Throughout his election campaign, Barack Obama promised that the United States would "engage" friends and foes alike, particularly in the Middle East where the Bush administration had sought to isolate Iran and Syria. His rationale was that "if America is willing to come to the table, the world will be more willing to rally behind American leadership" to address global problems, including Iran's nuclear program.
The Bush administration also began with an impulse to "engage" states in the Middle East with which it was on strained terms. In February 2001, Secretary of State Colin Powell traveled to the region to convince Iraq's neighbors to approve "smart sanctions" against Saddam Hussein's regime. Powell won a promise from Syrian President Bashar Assad that he would turn Iraqi revenues from oil pumped through Syria's pipelines over to the United Nations. Assad never complied, and Powell ended up with egg on his face. The thrill of engagement was foiled by the region's realities.
This makes Obama's promise of engagement interesting to watch. The president has been welcomed by political "realists," whose aim has been to take U.S. foreign policy back to the dispassionate pursuit of national interests, free from the supposedly ideology-driven ways of the Bush years. This amoral approach has jarred with Obama's rhetoric of moral righteousness—demonstrating that U.S. presidents, including Bush, usually blend morality and amorality when shaping U.S. behavior overseas. However, that doesn't explain how Obama will differ from Bush in handling hard-nosed recalcitrants such as Iran and Syria.
Engagement, in and of itself, is neither good nor bad. Talking to Iran or Syria just for the sake of talking, or to be different from Bush, will only give both states what they desire while bringing the United States few advantages. However, engagement now seems unavoidable, and it is disturbing that Obama's foreign policy advisers have provided few clear answers to two very basic questions surrounding this near certainty: What does America intend to get out of a dialogue with Iran and Syria? And what leverage does the Obama administration have to achieve its objectives?
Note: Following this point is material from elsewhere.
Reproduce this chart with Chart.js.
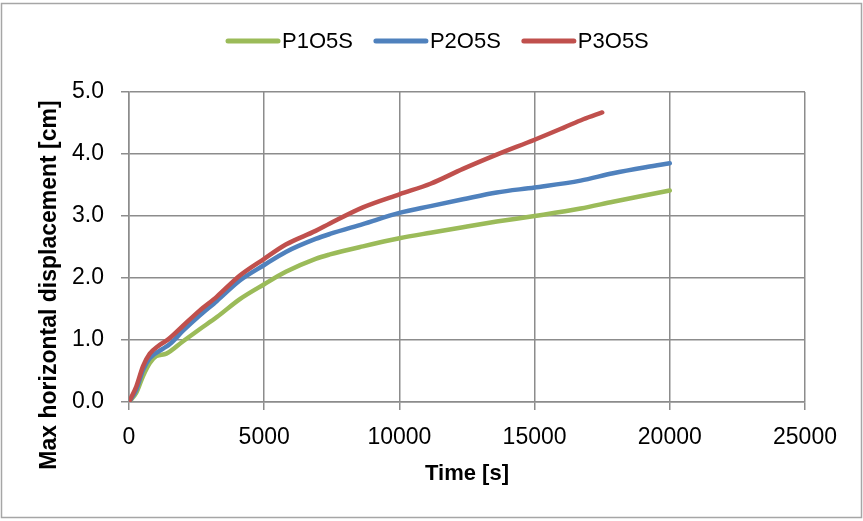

For the moment, it is the United States that is in the position of wanting to talk and that is pressed to do so quickly, meaning it must get the process rolling with concessions of its own. The administration wants to open up to Iran before the Iranian presidential election this June to decrease hard-liner Mahmoud Ahmadinejad's re-election chances. It is also in a hurry to test Iranian intentions in the nuclear dispute before Tehran's building of a nuclear device becomes irreversible.
Such thinking is understandable, but is it realistic? Playing domestic Iranian politics is a bad idea. Iran's leadership is united over the nuclear program, with policy set by the supreme leader, Ayatollah Ali Khamenei. Tehran will be delighted to go along with a dialogue to buy time, knowing this would make it difficult for Obama to suddenly switch to war mode if he fails to alter Iranian behavior. And if he has to rely on U.N. sanctions and military intimidation again, Obama would be acting like Bush.
That's why any U.S. opening to Iran must be thought out in complex, wide-ranging terms. The Iranians can play on several game boards simultaneously, and they have adeptly guarded against an attack on their nuclear installations by setting up multiple walls of retaliatory threats regionally. These have included striking against U.S. troops in Iraq or against pro-American Gulf states, which, with the closing of the Strait of Hormuz, could send oil prices skyrocketing. And Lebanon's Hezbollah has said that if Iran were bombed, it would fire rockets at Israel.
Does the Obama administration have a comprehensive scheme to counter this? Doubtless it is looking at contingency plans, but nothing during the campaign suggested the president had an integrated strategy. So much vigor was put into denouncing Bush that Obama never really told us how he would be different. To persuade Iran to change tack, the administration will need to coordinate Arab and international efforts to grind away at Iran's power throughout the Middle East. That means combining coercion and dialogue—not relying exclusively on talking.
One proposal circulating in Washington is to weaken Iran by engaging Syria. The logic is that normalized U.S. relations with Syria will encourage Assad to break with Iran and with nonstate actors such as Hezbollah and Hamas. Iranian and Syrian interests can diverge, particularly over Arab-Israeli negotiations. However, the Syrians know a good thing when they see it. Assad is courted by the United States and European states only because of his dangerous liaisons and his ability to destabilize states around him. If he were to abandon these, Syria would turn into a secondary state. Indeed, until now, Assad has not willingly yielded on any of the issues important to him, whether over Lebanon, Gaza, Iran, or Iraq.
For Syria, the main appeal of a dialogue with Washington is the opportunities it will create to reimpose its hegemony over Lebanon, which provided the Syrian regime with regional relevance. Assad never accepted his army's departure from the country in 2005 under international pressure after the assassination of former Prime Minister Rafik Hariri. There is little doubt the Syrians were behind the crime, but they believe that warmer ties with Washington will push the international community to find Syria an exit from the tribunal being set up in the Netherlands.